Ok, so I had read this passage hundreds of times without ever truly understanding what Paul’s illustration in vs 6 and 7 had to do with his point of confession of faith being connected with being righteous.
So what does one do then? Ask Holy Spirit for the clarification.
When we ask for someone to ascend to heaven to bring us righteousness, we are establishing our own way of approaching God, just like those who went to Bethel with their strange fire. We “bring him down” by declaring our goodness, our works, our sacrifices, our right behavior. We want someone like a priest to offer us holy food, holy ritual, holy anointed service to confirm our (self-made) righteousness.

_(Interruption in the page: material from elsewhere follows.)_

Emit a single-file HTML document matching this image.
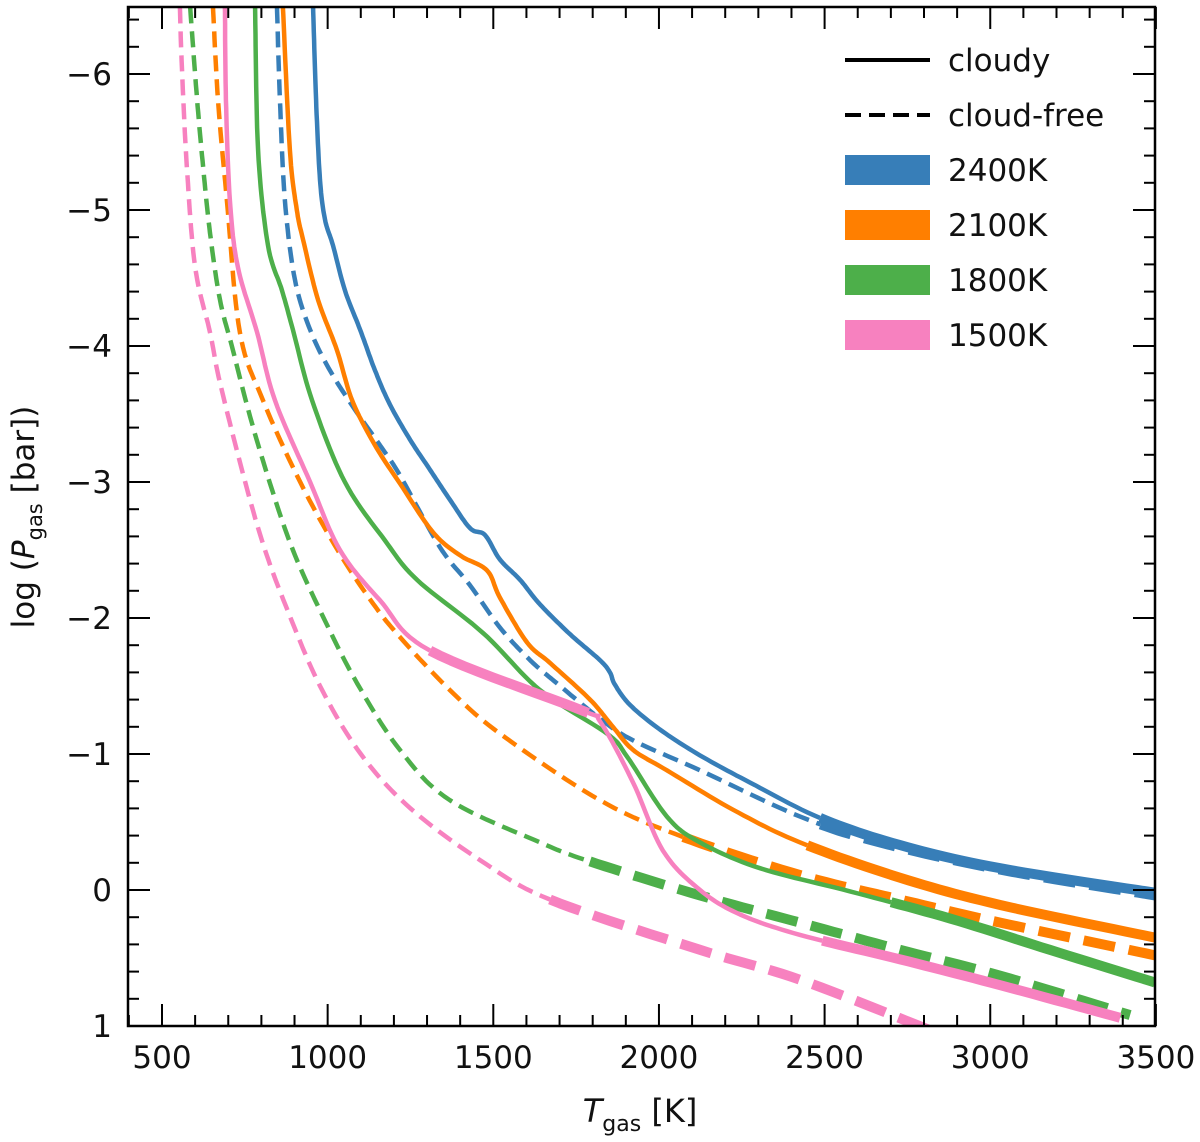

We are in “the deeps” knowing our unworthiness, sin and defilement which has to be covered; our self flagellation, our self punishment, our hours of good works and suffering toil serve in our mind to atone for us. We look for someone who will be a priestly go-between, a buffer between our unholy selves and a holy God. Every time we beat ourselves up and shrink back from God because of what we have done, we are crying out “Who will descend into the deep?”
And Scripture declares the Jesus provides all the righteousness we will ever need. Ever.
Our attempt at works to prove to God our worthiness to be accepted is just the same to Him as the worship offered by the Israelites at Gilgal and Bethel. There is no worth in it. The only way is Jesus’ work and righteousness. We don’t have to tramp to Jerusalem to offer our sacrifices; we need only to believe in Him and speak it out.
This should bring a huge sigh of relief. I don’t have to be good, or hide my badness. I can just BE and move on from there. There is a life to be fully lived, not spent in endless self-justification. What a concept!
This of course means we have come into agreement with God with our words (thoughts, heart). And coming into agreement is another whole topic.